No sólo hay poetas malditos, también hay jugadores malditos. Son aquellos sobre los que se cierne el murmullo apenas toman la pelota. Aquellos que fomentan, sólo por salir a la cancha, la irritación del hincha, que parece empujarlos voluntariamente al fracaso. Como si se tratara de una purga necesaria para el equipo, de un sacrificio cíclico.
Los futbolistas malditos cumplen la función (dramática, que no táctica) de chivos expiatorios. En ellos se concentra el mal.
Digamos un Silvani, ¿se acuerdan? Mi padre me dice que el Pocho Pianetti, un delantero de Boca de los años sesenta, también desafiaba la escasa tolerancia del público futbolero.
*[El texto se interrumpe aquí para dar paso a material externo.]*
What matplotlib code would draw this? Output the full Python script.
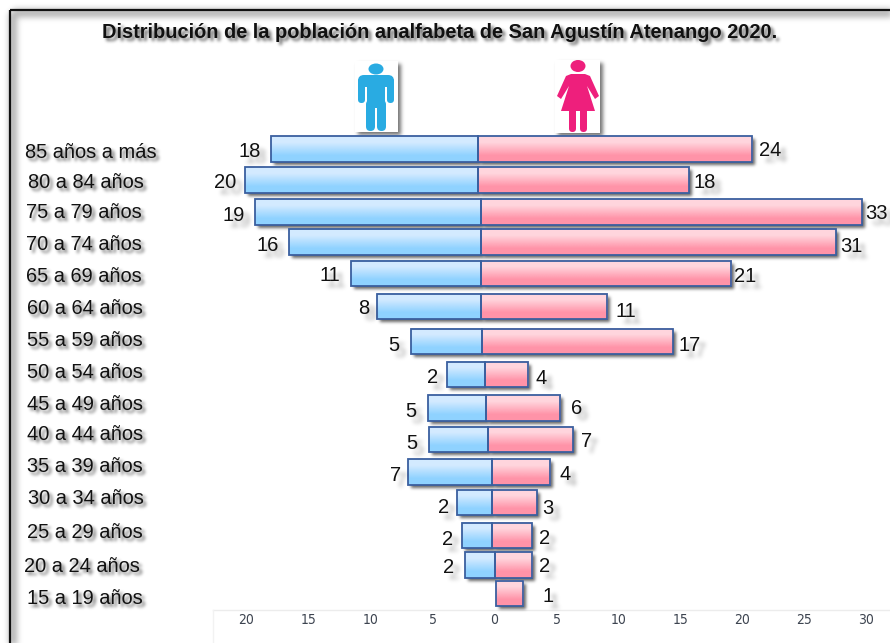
import numpy as np
import matplotlib
matplotlib.use("Agg")
import matplotlib.pyplot as plt
from matplotlib.colors import LinearSegmentedColormap
from matplotlib.patches import Rectangle, Polygon, Ellipse, FancyBboxPatch

plt.rcParams['font.family'] = ['Liberation Sans', 'DejaVu Sans']

W, H = 890, 643

age_groups = ["85 años a más", "80 a 84 años", "75 a 79 años", "70 a 74 años", "65 a 69 años",
              "60 a 64 años", "55 a 59 años", "50 a 54 años", "45 a 49 años", "40 a 44 años",
              "35 a 39 años", "30 a 34 años", "25 a 29 años", "20 a 24 años", "15 a 19 años"]
# printed values
hombres = [18, 20, 19, 16, 11, 8, 5, 2, 5, 5, 7, 2, 2, 2, 0]
mujeres = [24, 18, 33, 31, 21, 11, 17, 4, 6, 7, 4, 3, 2, 2, 1]
# the bars do not follow the printed values, lengths
largo_hombres = [16.7, 18.8, 18.2, 15.5, 10.5, 8.4, 5.7, 3.0, 4.7, 4.8, 6.8, 2.8, 2.4, 2.4, 0]
largo_mujeres = [22.1, 17.0, 30.7, 28.6, 20.2, 10.2, 15.4, 3.5, 6.0, 6.8, 4.7, 3.6, 3.2, 3.0, 2.2]
# the centre line of the pyramid drifts from row to row
centro = [-1.3, -1.3, -1.1, -1.1, -1.1, -1.1, -1.0, -0.8, -0.7, -0.5, -0.2, -0.2, -0.2, 0.0, 0.1]
filas = [0, 0.98, 1.98, 2.93, 3.92, 4.96, 6.06, 7.10, 8.16, 9.15, 10.17, 11.13, 12.17, 13.10, 14.0]
ticks = [-20, -15, -10, -5, 0, 5, 10, 15, 20, 25, 30]


def blur(sigma, alpha, shift):
    """agg filter: black gaussian shadow moved down and right"""
    r = int(3 * sigma)
    k = np.exp(-0.5 * (np.arange(-r, r + 1) / sigma) ** 2)
    k = k / k.sum()

    def process(im, dpi):
        pad = r + shift
        a = np.pad(im[:, :, 3], pad)
        a = np.roll(np.roll(a, shift, axis=0), shift, axis=1)
        a = sum(w * np.roll(a, j - r, axis=0) for j, w in enumerate(k))
        a = sum(w * np.roll(a, j - r, axis=1) for j, w in enumerate(k))
        out = np.zeros(a.shape + (4,))
        out[:, :, 3] = a * alpha
        return out, -pad, -pad

    return process


def with_shadow(draw, *args, **kw):
    shadow_kw = dict(kw, color='k', zorder=kw.get('zorder', 3) - 0.5)
    draw(*args, **shadow_kw).set_agg_filter(blur(1.6, 0.6, 3))
    return draw(*args, **kw)


fig = plt.figure(figsize=(W / 100, H / 100), dpi=100)

# pixel layer for frame and pictograms
px = fig.add_axes([0, 0, 1, 1])
px.set_xlim(0, W)
px.set_ylim(H, 0)
px.axis('off')

frame_shadow = Rectangle((11, 11), W + 40, H + 40, fill=False, ec='k', lw=6, clip_on=False)
frame_shadow.set_agg_filter(blur(3, 0.3, 2))
px.add_patch(frame_shadow)
px.add_patch(Rectangle((10, 10), W + 40, H + 40, fill=False, ec='#111111', lw=1.6))

# axis strip
px.plot([213, W], [610, 610], color='#ececec', lw=1)
px.plot([213, 213], [610, H], color='#f2f2f2', lw=1)


def soft_box(x0, y0, x1, y1):
    s = Rectangle((x0, y0), x1 - x0, y1 - y0, fc='k', ec='none')
    s.set_agg_filter(blur(2, 0.55, 3))
    px.add_patch(s)
    px.add_patch(Rectangle((x0, y0), x1 - x0, y1 - y0, fc='white', ec='none'))


def capsule(x0, y0, x1, y1, color):
    r = min(x1 - x0, y1 - y0) / 2
    px.add_patch(FancyBboxPatch((x0 + r, y0 + r), x1 - x0 - 2 * r, y1 - y0 - 2 * r,
                                boxstyle=f"round,pad={r}", fc=color, ec='none'))


# hombre
azul = '#29abe2'
soft_box(355, 61, 398, 132)
px.add_patch(Ellipse((376, 69), 15, 11, fc=azul, ec='none'))
capsule(358, 75, 394, 87, azul)
px.add_patch(Rectangle((367, 80), 18, 28, fc=azul, ec='none'))
capsule(358, 78, 365, 103, azul)
capsule(387, 78, 394, 103, azul)
capsule(366, 100, 375, 131, azul)
capsule(377, 100, 386, 131, azul)

# mujer
rosa = '#ee1f7c'
soft_box(555, 60, 600, 133)
px.add_patch(Ellipse((578, 66), 15, 12, fc=rosa, ec='none'))
px.add_patch(Polygon([(571, 74), (585, 74), (590, 76), (599, 96), (595, 99), (587, 86),
                      (595, 111), (561, 111), (569, 86), (561, 99), (557, 96), (566, 76)],
                     fc=rosa, ec='none'))
capsule(569, 108, 576, 132, rosa)
capsule(580, 108, 587, 132, rosa)

# plot axes, 12.4 px per unit with 0 at x=494.5 and row spacing of 31.75 px
ax = fig.add_axes([0, 0, 1, 1], facecolor='none')
ax.set_xlim(-494.5 / 12.4, (W - 494.5) / 12.4)
ax.set_ylim((H - 149) / 31.75, -149 / 31.75)
ax.axis('off')

grad = np.array([[0.0], [1.0]])
cmap_h = LinearSegmentedColormap.from_list('h', ['#d3eaff', '#8fd2ff'])
cmap_m = LinearSegmentedColormap.from_list('m', ['#ffd5dd', '#ff93a8'])
alto = 0.8
borde = '#3a5f9f'


def draw_bar(x0, x1, y, cmap):
    left = min(x0, x1)
    width = abs(x1 - x0)
    s = ax.barh(y, width, alto, left=left, color='k', lw=0, zorder=2)[0]
    s.set_agg_filter(blur(1.6, 0.6, 3))
    ax.imshow(grad, extent=(left, left + width, y + alto / 2, y - alto / 2), cmap=cmap,
              vmin=0, vmax=1, aspect='auto', zorder=3, interpolation='bilinear')
    ax.barh(y, width, alto, left=left, fc='none', ec=borde, lw=1.3, zorder=4)


# label gaps in px from the bar end, and vertical nudge
pad_h = [22, 20, 21, 21, 21, 13, 18, 15, 17, 17, 12, 14, 15, 16, 0]
pad_m = [18, 16, 15, 16, 14, 19, 17, 13, 16, 14, 15, 11, 13, 13, 25]
dy_h = [1, 1, 2.5, 2, 0.5, 0.5, 2.5, 1.5, 2, 2.5, 2, 3.5, 2.5, 1, 0]
dy_m = [0, 1, 0.5, 3, 1.5, 3.5, 2.5, 2.5, -1, 0.5, 1, 4.5, 1.5, 0, 1.5]
# age label left edge and centre
age_x = [25, 28, 26, 26, 26, 27, 27, 27, 27, 27, 27, 28, 27, 24, 27]
age_y = [153, 182, 213, 245, 277, 309, 340, 373, 404, 434, 466, 498, 532, 567, 599]

label_kw = dict(textcoords='offset points', ha='center', va='center', fontsize=14.5, zorder=6)

for i, y in enumerate(filas):
    c = centro[i]
    if largo_hombres[i] > 0:
        draw_bar(c - largo_hombres[i], c, y, cmap_h)
        with_shadow(ax.annotate, str(hombres[i]), (c - largo_hombres[i], y),
                    xytext=(-pad_h[i] * 0.72, -(dy_h[i] + 1.5) * 0.72), **dict(label_kw, color='#111111'))
    draw_bar(c, c + largo_mujeres[i], y, cmap_m)
    with_shadow(ax.annotate, str(mujeres[i]), (c + largo_mujeres[i], y),
                xytext=(pad_m[i] * 0.72, -(dy_m[i] + 1.5) * 0.72), **dict(label_kw, color='#111111'))
    with_shadow(px.text, age_x[i], age_y[i], age_groups[i], ha='left', va='center', fontsize=14.4,
                color='#111111')

# tick labels, absolute values
tick_y = (620.5 - 149) / 31.75
for t in ticks:
    ax.text(t, tick_y, str(abs(t)), ha='center', va='center', fontsize=10,
            color='#3d4450', fontfamily='DejaVu Sans', stretch='condensed', zorder=6)

with_shadow(px.text, 439.5, 32, "Distribución de la población analfabeta de San Agustín Atenango 2020.",
            ha='center', va='center', fontsize=14.45, fontweight='bold', color='#111111')

fig.savefig('out.png', dpi=100)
El pobre Bou, por citar un caso muy fresco, es otro que cargó con la condena precoz. Y su resurrección remarca el carácter arbitrario del veredicto.
En algún momento, la maldición insinuaba alcanzar a Lucas Boyé. El joven había desperdiciado varias oportunidades de gol claras, lo que motivó ciertas referencias socarronas, el prólogo clásico del escarnio.
Por suerte, y por la mano paciente de Marcelo Gallardo, que ha sabido introducirlo en tan exigente escenario paulatinamente, Boyé no se deprimió. Y cada vez que le tocó jugar lució su variada paleta de recursos.
Tachar a Boyé de ineficaz no sólo implica precipitarse peligrosamente con un jugador de apenas 19 años. A su vez demuestra una alarmante falta de sensibilidad para detectar el talento. Inaceptable sobre todo en un público que se valora a sí mismo como catador avezado.
El domingo Boyé metió su segundo gol en Primera, una exquisita definición, propia de un frío ejecutor, un verdugo sin culpa, que es lo que se les reclama a los animales de área.
Es cierto que llevaba casi ocho meses de sequía, una marca exigua incluso para un delantero que juega en forma esporádica. Pero aun así, no caben dudas de que, dentro del pelotón de atacantes formados en el club que luchan por un lugar al sol, Lucas es la promesa más estimulante.
No la metió seguido, de acuerdo. Pero ha dado sobradas señales de su extenso repertorio. La talla de tanque que le permite cabecear con ventaja no es obstáculo para desarrollar su destreza en la acción personal, mano a mano. Boyé encara para izquierda y derecha con idéntica facilidad. Y no necesita los metros que habitualmente requieren los grandotes para tomar una velocidad que desestabiliza la defensa.
Además es un certero pasador. Ha desarrollado la intuición para reconocer al compañero bien ubicado y para encontrar su parcela en el mundo. Y, ya lo verán, gracias a esta suma de facultades, será asimismo un goleador temible.
La raigambre bostera del apellido quizá le juega en contra. Pero en cuanto depongan sus prejuicios, los hinchas de River no podrán menos que celebrar el advenimiento de un futbolista con pronóstico de crack.